"Ich komme seit 15 Jahren gerne hier raus. Und ich nehme immer viel Positives für mich mit. Es ist schön, dass unsere Arbeit Erfolg hat", lautet Anni Flögels spontane Antwort auf die Frage, was für sie ihre ehrenamtliche Mitarbeit im Asylbewerberheim bedeutet. Die über 80-jährige ehemalige Lehrerin gehört wie viele andere zu jenen Kreisstädtern der ersten Stunde, die sich seit dem Bau des Heims für die Bewohner aus aller Welt engagieren.
Flögel hat unzähligen Flüchtlingen das deutsche Abc beigebracht, während Petra Gehring die wöchentliche Betreuung der Migrantenkinder ins Leben rief. Beide Frauen sind nur Beispiele für viele andere, die sich für die Heimbewohner engagieren. Wer auch immer mithilft, der Erfolg ist dokumentiert: Einige dieser Kinder, wie die heute 21-jährige Aliaksandra Tkachuk, schafften es dank der selbstlosen Hilfe der Frauen bis zum Abitur. Die Weißrussin studiert derzeit Lehramt und möchte später Migranten Deutschunterricht geben.

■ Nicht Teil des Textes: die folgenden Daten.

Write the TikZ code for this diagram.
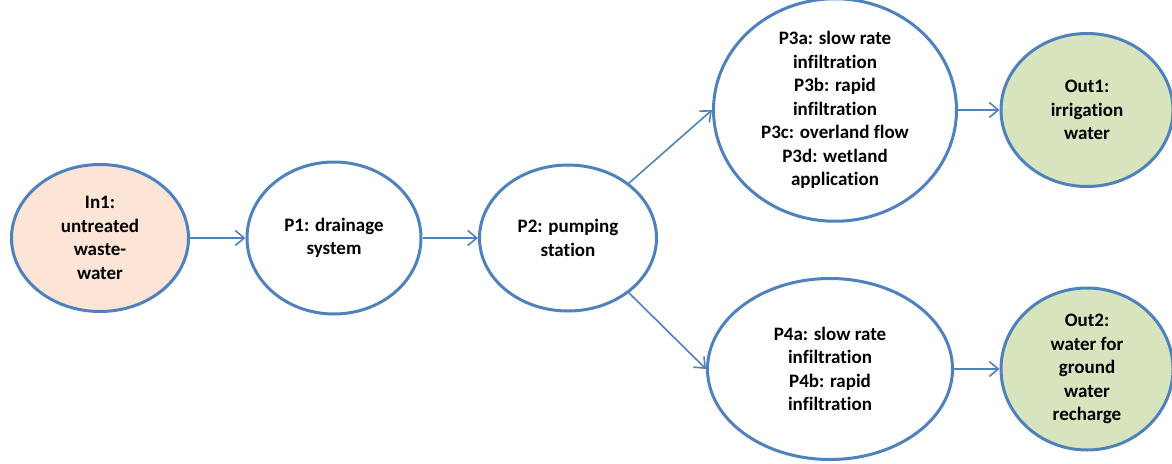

Tkachuk hat das Heim verlassen und lebt nun mit ihrer Familie ganz normal in einer Wohnung. Es sei immer ein Kommen und Gehen im Heim, kann Maria Staufer, die Sozialberaterin für Asylbewerber vom Caritasverband, viele solcher Geschichten erzählen. Derzeit sei das Heim bestens belegt mit etwa 130 Bewohnern, davon 40 Kinder, sagt sie.
Beim Fest zum 15-jährigen Bestehen des Asylbewerberheims tritt am Donnerstag Heimleiter Uli Merdan ans Mikrophon. Er ist auch ein Mann der ersten Stunde. Rasend schnell seien die 15 Jahre vergangen. Merdan ist glücklich über ein Heim, das immer noch im besten Zustand, sauber und gepflegt sei.
Maria Staufer begrüßt Reinhard Ühlin, den ehemaligen Leiter der Flüchtlingsaufnahmestelle. Er will nicht öffentlich auftreten. Dem "Neuen Tag" verrät er aber seine Freude darüber, zum Jubiläum nicht vergessen worden zu sein als einer der Pioniere. "Tirschenreuth hat das gemeistert. Hier wird bestens zusammengearbeitet", hat er viel Lob dabei. Die Leute seien zufrieden, die Ortslage sei super.
Bürgermeister Franz Stahl räumt im Interview offen ein, man sei in Tirschenreuth "überrascht" worden mit der Tatsache, ein Heim einrichten zu müssen. "Aber wenn schon, dann wollten wir eine menschenwürdige Unterkunft schaffen." Niemals sei eine Industriebrache infrage gekommen. Vielmehr sei die Entscheidung für einen Neubau gefallen. "Das hat es noch nie gegeben und wir haben die Regierung der Oberpfalz total damit überrascht. Wir waren damit bayernweit Vorreiter", so Stahl.
Mit der Kewog als Hausbesitzer und dem Caritas-Kreisverband als Sozial- und Alltagsberater für die Bewohner wird das Heim seither betrieben. "Aber ohne die Mithilfe der Ehrenamtlichen geht es nicht", betont Maria Staufer und bedankt sich bei allen Verantwortungsträgern. Sie weiß von Flüchtlingsfamilien, die in Wohnungen umgezogen und voll integriert seien.
Eine menschenwürdige Unterkunft zu schaffen, sei oberste Priorität gewesen, sagt Bürgermeister Stahl. "Das gebietet das christliche Verantwortungsgefühl, das wir einhalten müssen." Als gewaltige Leistung bezeichnet Thomas Thaller von der Regierung der Oberpfalz die Gemeinschaftsunterkunft (GU) in Tirschenreuth. "Bitte bleibt an der Stange. Ohne euch kann das nicht funktionieren", bittet er den AK Asyl weiterzumachen.
Unter den Gratulanten befinden sich auch Präsident Albert Saller und Franz Göhl vom Lions-Club. Die Lions haben eine Einladung zum Kinderfest am Ententeich und eine Spende mitgebracht. Bürgermeister Stahl bringt eine finanzielle Unterstützung und die Zusicherung mit, die Flüchtlinge auch in den nächsten Jahren immer herzlich willkommen zu heißen und ihnen zu helfen, wo es nötig sei.